Page MenuHomePhabricator

Create a guideline for where to store data for official tables in HDFS
Open, Needs TriagePublic

Description

It has recently been agreed [WMF internal link] that the wmf_* Data Lake databases will hold not only Data Platform Engineering–owned tables, but also "production-grade" tables owned by other teams.

However, this raises the question of where the data for those tables should be stored in HDFS. So far, some data has been placed in /wmf/data within directories corresponding to the database (e.g. /wmf/data/wmf_readership) while others have been placed within /wmf/data within directories corresponding to the owning team (e.g. /wmf/data/research). There is no explicit guideline.

Beyond the question of organization, permissions are an obstacle. Currently, most of these directories can only be written by the analytics system user, so if it is agreed that non-DPE owned data belongs here, we need to decide how the non-DPE users will get their tables created.

In my opinion, the simple and sensible answer is just to say:

  1. data for "production-grade" tables belongs in the directory /wmf/data/{{database}}
  2. if you need a table created but don't have permissions, just ask someone from DPE to do it (this will not happen frequently, so the burden should be minimal).
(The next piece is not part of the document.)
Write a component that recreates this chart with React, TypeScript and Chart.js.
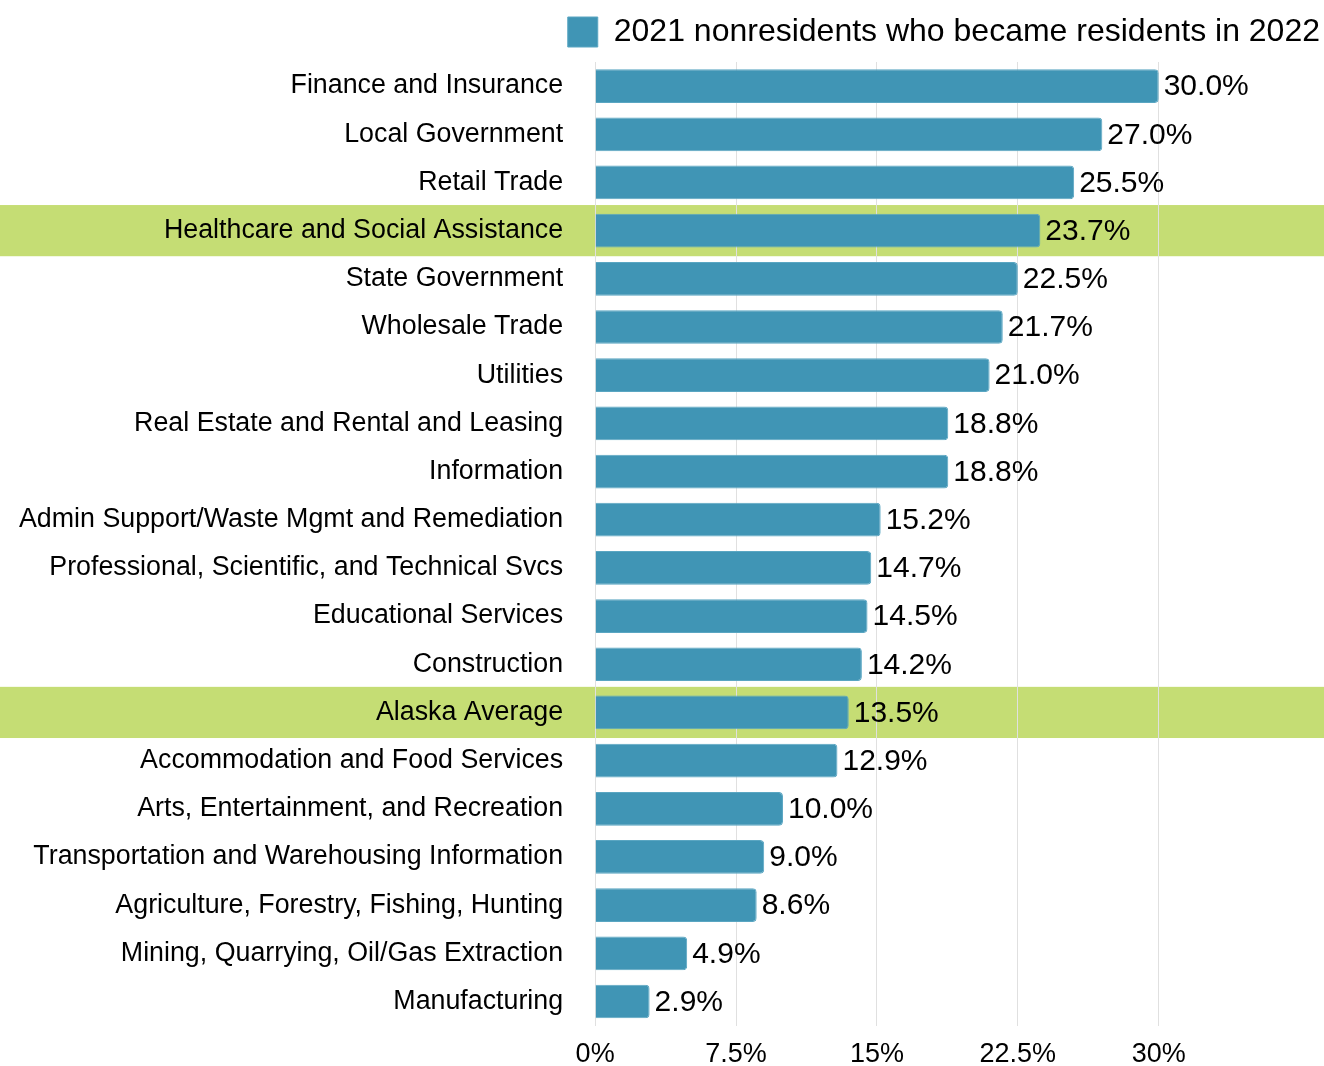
import React, { useEffect, useRef } from "react";
import { Chart, registerables } from "chart.js";

Chart.register(...registerables);

const categories = [
  "Finance and Insurance",
  "Local Government",
  "Retail Trade",
  "Healthcare and Social Assistance",
  "State Government",
  "Wholesale Trade",
  "Utilities",
  "Real Estate and Rental and Leasing",
  "Information",
  "Admin Support/Waste Mgmt and Remediation",
  "Professional, Scientific, and Technical Svcs",
  "Educational Services",
  "Construction",
  "Alaska Average",
  "Accommodation and Food Services",
  "Arts, Entertainment, and Recreation",
  "Transportation and Warehousing Information",
  "Agriculture, Forestry, Fishing, Hunting",
  "Mining, Quarrying, Oil/Gas Extraction",
  "Manufacturing",
];

const values = [
  30.0, 27.0, 25.5, 23.7, 22.5, 21.7, 21.0, 18.8, 18.8, 15.2, 14.7, 14.5, 14.2,
  13.5, 12.9, 10.0, 9.0, 8.6, 4.9, 2.9,
];

const highlighted = ["Healthcare and Social Assistance", "Alaska Average"];

const seriesLabel = "2021 nonresidents who became residents in 2022";

const FONT = "'Liberation Sans', Arial, Helvetica, sans-serif";
const BAR_COLOR = "#4095b5";
const BAND_COLOR = "#c5dd74";

const legendSpacingPlugin = {
  id: "legendSpacing",
  beforeInit(chart: any) {
    const legend = chart.legend;
    if (!legend) return;
    const origFit = legend.fit;
    legend.fit = function () {
      origFit.call(this);
      this.height += 4;
    };
  },
};

const bandPlugin = {
  id: "bands",
  beforeDraw(chart: any) {
    const { ctx, scales } = chart;
    const y = scales.y;
    const step = y.getPixelForValue(1) - y.getPixelForValue(0);
    ctx.save();
    ctx.fillStyle = BAND_COLOR;
    highlighted.forEach((name) => {
      const idx = categories.indexOf(name);
      const cy = y.getPixelForValue(idx);
      const h = step + 3;
      ctx.fillRect(0, cy - h / 2, chart.width, h);
    });
    ctx.restore();
  },
};

const valueLabelPlugin = {
  id: "valueLabels",
  afterDatasetsDraw(chart: any) {
    const { ctx } = chart;
    const meta = chart.getDatasetMeta(0);
    ctx.save();
    ctx.font = `30px ${FONT}`;
    ctx.fillStyle = "#000";
    ctx.textAlign = "left";
    ctx.textBaseline = "middle";
    meta.data.forEach((bar: any, i: number) => {
      ctx.fillText(values[i].toFixed(1) + "%", bar.x + 5, bar.y + 1);
    });
    ctx.restore();
  },
};

export default function App() {
  const ref = useRef<HTMLCanvasElement | null>(null);

  useEffect(() => {
    if (!ref.current) return;
    const chart = new Chart(ref.current, {
      type: "bar",
      data: {
        labels: categories,
        datasets: [
          {
            label: seriesLabel,
            data: values,
            backgroundColor: BAR_COLOR,
            borderColor: "#5aa6c2",
            borderWidth: 1,
            borderRadius: 4,
            borderSkipped: "start",
            categoryPercentage: 1,
            barPercentage: 0.7,
          },
        ],
      },
      options: {
        indexAxis: "y",
        animation: false,
        responsive: true,
        maintainAspectRatio: false,
        layout: { padding: { left: -5, right: 0, top: 12, bottom: -18 } },
        plugins: {
          legend: {
            position: "top",
            align: "end",
            labels: {
              boxWidth: 30,
              boxHeight: 30,
              color: "#000",
              font: { family: FONT, size: 32 },
              padding: 4,
            },
          },
          tooltip: { enabled: false },
        },
        scales: {
          x: {
            min: 0,
            max: 38.8,
            ticks: {
              stepSize: 7.5,
              color: "#000",
              font: { family: FONT, size: 27 },
              callback: (v: any) => v + "%",
              padding: 13,
            },
            afterBuildTicks: (axis: any) => {
              axis.ticks = axis.ticks.filter((t: any) => t.value <= 30);
            },
            grid: { color: "#e0e0e0", lineWidth: 1, drawTicks: false },
            border: { display: false },
          },
          y: {
            ticks: {
              color: "#000",
              font: { family: FONT, size: 26.8 },
              padding: 24,
            },
            grid: { display: false },
            border: { display: false },
          },
        },
      },
      plugins: [legendSpacingPlugin, bandPlugin, valueLabelPlugin],
    });
    return () => chart.destroy();
  }, []);

  return (
    <div
      style={{
        position: "absolute",
        left: 0,
        top: 0,
        width: 1324,
        height: 1066,
        background: "#fff",
      }}
    >
      <canvas ref={ref} />
    </div>
  );
}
An alternative (pointed out by @fkaelin) is to place data in directories corresponding to the owning team (while maintaining the team-agnostic organization of tables). This would make it very easy to set appropriate permissions. This system would go out of date eventually as team structures and ownership changed, but it would be possible (if somewhat complex) to move the underlying data accordingly with minimal impact on users.